Outre la recherche d’une bonne efficacité dans le travail, un autre point important est de finir le soir de bonne heure : 18 h 30, hors travaux de printemps. « Nous avons constamment le souci de nous organiser pour ne pas être débordés, expliquent les membres du Gaec de la Branchette. Le travail du week-end est avancé le vendredi. Le samedi ou dimanche, seulement trois heures le matin et deux heures et demie le soir suffisent pour assurer les travaux d’astreinte. Ces jours-là, on peut prévoir de prendre un repas à l’extérieur. »
La permanence du week-end se gère à l’aide d’un planning trimestriel. Les deux associés qui sont de service ne viennent ni lundi matin ni vendredi matin.
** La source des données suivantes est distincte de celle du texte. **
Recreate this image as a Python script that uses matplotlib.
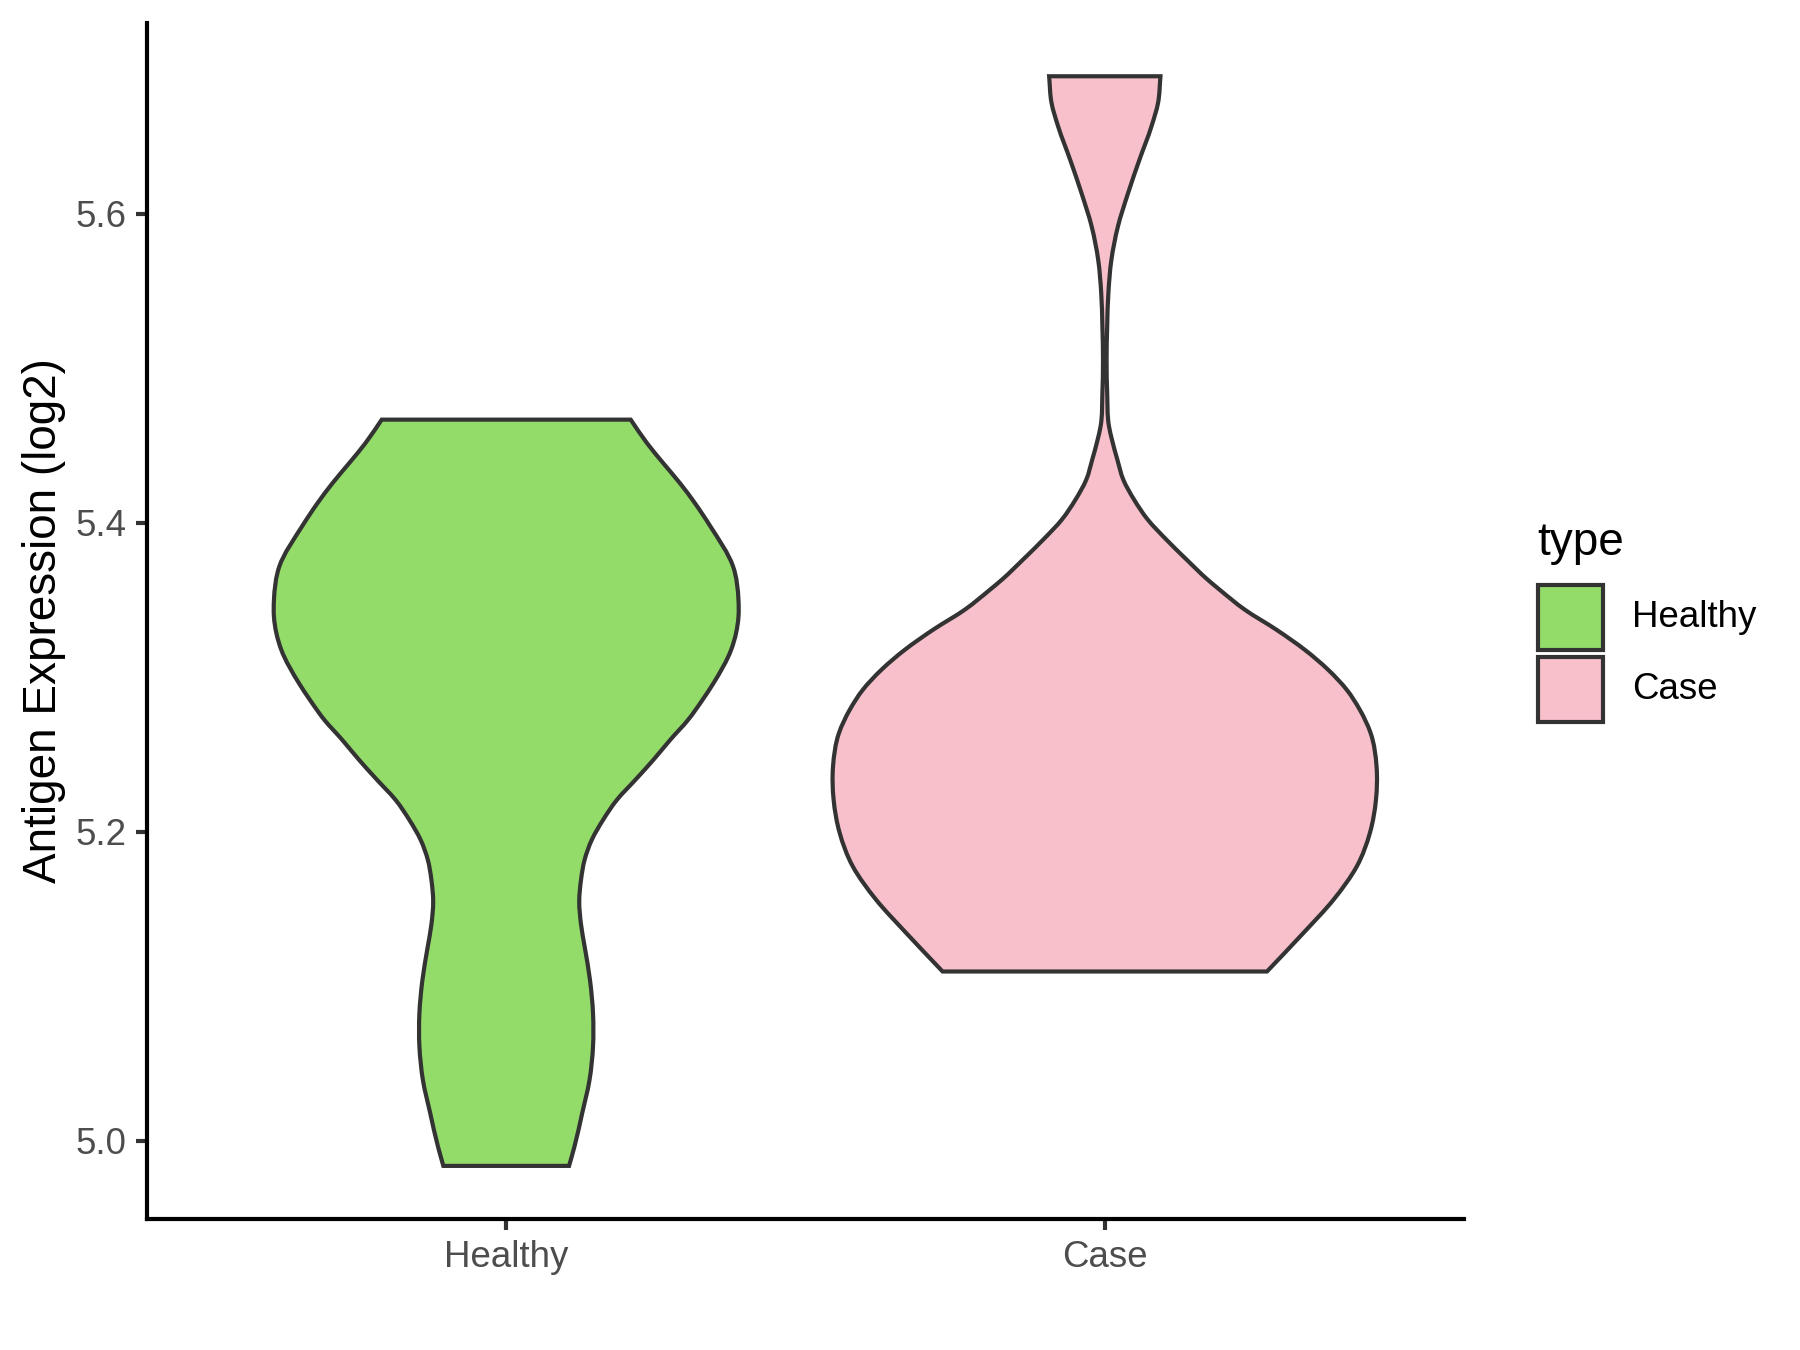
import matplotlib
matplotlib.use("Agg")
import matplotlib.pyplot as plt
from matplotlib.patches import PathPatch, Rectangle
from matplotlib.path import Path
import numpy as np

plt.rcParams['font.family'] = ['Liberation Sans', 'DejaVu Sans']

categories = ["Healthy", "Case"]
colors = {"Healthy": "#94DC6A", "Case": "#F7C0CB"}

# violin outline profiles: y values and half widths (x units)
healthy_y = [5.4667, 5.4516, 5.4387, 5.4257, 5.4128, 5.3977, 5.3717, 5.350, 5.339,
             5.318, 5.296, 5.2854, 5.2725, 5.2595, 5.2466, 5.2337, 5.2207, 5.2078,
             5.1948, 5.1819, 5.169, 5.1550, 5.1400, 5.1258, 5.104, 5.0826, 5.061,
             5.039, 5.018, 4.9963, 4.9838]
healthy_w = [0.208, 0.235, 0.262, 0.290, 0.315, 0.341, 0.379, 0.388, 0.388,
             0.376, 0.346, 0.328, 0.304, 0.274, 0.246, 0.216, 0.185, 0.162,
             0.143, 0.131, 0.125, 0.122, 0.125, 0.131, 0.140, 0.145, 0.145,
             0.139, 0.127, 0.114, 0.105]

case_y = [5.6889, 5.6717, 5.6565, 5.635, 5.6134, 5.5918, 5.570, 5.5487, 5.527,
          5.505, 5.484, 5.4624, 5.4537, 5.4408, 5.4278, 5.4149, 5.4019, 5.3890,
          5.376, 5.3631, 5.3566, 5.3437, 5.3307, 5.3178, 5.3049, 5.292, 5.279,
          5.264, 5.2423, 5.2207, 5.1994, 5.1776, 5.156, 5.1346, 5.1096]
case_w = [0.093, 0.089, 0.078, 0.058, 0.039, 0.022, 0.011, 0.006, 0.004,
          0.003, 0.004, 0.007, 0.012, 0.021, 0.031, 0.049, 0.072, 0.103,
          0.137, 0.172, 0.192, 0.234, 0.287, 0.334, 0.373, 0.404, 0.426,
          0.444, 0.454, 0.453, 0.443, 0.421, 0.382, 0.332, 0.271]

profiles = {"Healthy": (healthy_y, healthy_w), "Case": (case_y, case_w)}

yticks = [5.0, 5.2, 5.4, 5.6]


def hermite_segments(xs, ys):
    """Smooth curve x(y) through the read points, as cubic Bezier pieces."""
    xs = np.asarray(xs, dtype=float)
    ys = np.asarray(ys, dtype=float)
    n = len(xs)
    h = np.diff(ys)
    d = np.diff(xs) / h
    m = np.empty(n)
    m[0] = d[0]
    m[-1] = d[-1]
    for i in range(1, n - 1):
        m[i] = (d[i - 1] * h[i] + d[i] * h[i - 1]) / (h[i - 1] + h[i])
    verts, codes = [], []
    for i in range(n - 1):
        hh = h[i]
        c1 = (xs[i] + m[i] * hh / 3.0, ys[i] + hh / 3.0)
        c2 = (xs[i + 1] - m[i + 1] * hh / 3.0, ys[i + 1] - hh / 3.0)
        verts += [c1, c2, (xs[i + 1], ys[i + 1])]
        codes += [Path.CURVE4] * 3
    return verts, codes


fig = plt.figure(figsize=(6, 4.5), dpi=300)
ax = fig.add_axes([0.0817, 0.097, 0.8133 - 0.0817, 0.983 - 0.097])

for i, cat in enumerate(categories):
    pos = i + 1
    y, w = profiles[cat]
    y = np.asarray(y); w = np.asarray(w)
    verts = [(pos + w[0], y[0])]
    codes = [Path.MOVETO]
    v, c = hermite_segments(pos + w, y)
    verts += v; codes += c
    verts.append((pos - w[-1], y[-1])); codes.append(Path.LINETO)
    v, c = hermite_segments((pos - w)[::-1], y[::-1])
    verts += v; codes += c
    verts.append((pos + w[0], y[0])); codes.append(Path.CLOSEPOLY)
    patch = PathPatch(Path(verts, codes), facecolor=colors[cat],
                      edgecolor="#333333", linewidth=1.0, joinstyle="miter",
                      zorder=2)
    ax.add_patch(patch)

ax.set_xlim(0.4, 2.6)
ax.set_ylim(4.9494, 5.7234)
ax.set_xticks([1, 2])
ax.set_xticklabels(categories)
ax.set_yticks(yticks)
ax.set_yticklabels([f"{t:.1f}" for t in yticks])
ax.set_ylabel("Antigen Expression (log2)", fontsize=11, color="black", labelpad=2.2)

for s in ["top", "right"]:
    ax.spines[s].set_visible(False)
for s in ["left", "bottom"]:
    ax.spines[s].set_linewidth(1.0)
    ax.spines[s].set_color("black")
ax.tick_params(axis="both", direction="out", length=2.75, width=1.0,
               color="#333333", labelsize=8.8, labelcolor="#4D4D4D", pad=2.2)

# legend drawn by hand to match ggplot's layout
W, H = 1800.0, 1350.0
key_left = 1538.0
key_size = 65.0
key_tops = [585.0, 657.0]
for cat, top in zip(categories, key_tops):
    fig.add_artist(Rectangle((key_left / W, 1 - (top + key_size) / H),
                             key_size / W, key_size / H,
                             transform=fig.transFigure, facecolor=colors[cat],
                             edgecolor="#333333", linewidth=1.0))
    fig.text(1632.0 / W, 1 - (top + key_size / 2) / H, cat, fontsize=8.8,
             color="black", va="center", ha="left")
fig.text(1537.0 / W, 1 - 555.0 / H, "type", fontsize=11, color="black",
         va="baseline", ha="left")

fig.savefig("out.png", dpi=300)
Quand le salarié est d’astreinte le week-end, il ne vient pas le lundi. « Des changements sont envisageables, note Christophe, l’un des cinq associés. Nous sommes assez souples. Il est aussi possible de se libérer pour un rendez-vous ou des contraintes personnelles une journée. Cela est valable pour nos salariés. »
En semaine, la traite est assurée à tour de rôle par quatre associés et Frédéric, l’un des deux salariés. Occupée par la fabrication du pain (un mercredi sur deux et le vendredi) et par les marchés (deux par semaine), responsable des trois chambres d’hôtes, Blandine est libérée de la traite en semaine.
Un planning hebdomadaire est établi pour la traite du matin. La veille, Guillaume vérifie que deux trayeurs seront bien présents le lendemain à 6 h. « Il ne faut pas perdre de tempscar la traite du soir, qui intègre les soins aux animaux, démarre à 16 h 30 », précise le plus jeune des associés. Celle-ci se fait à trois personnes avec un roulement en fonction des besoins et des disponibilités des uns et des autres. Gaëlle, la sœur de Guillaume, actuellement salariée de l’exploitation dans le cadre d’une année de césure dans ses études supérieures, peut intervenir si besoin lors de vacances d’associés. Avec cette organisation, chaque intervenant assure deux à trois traites par semaine.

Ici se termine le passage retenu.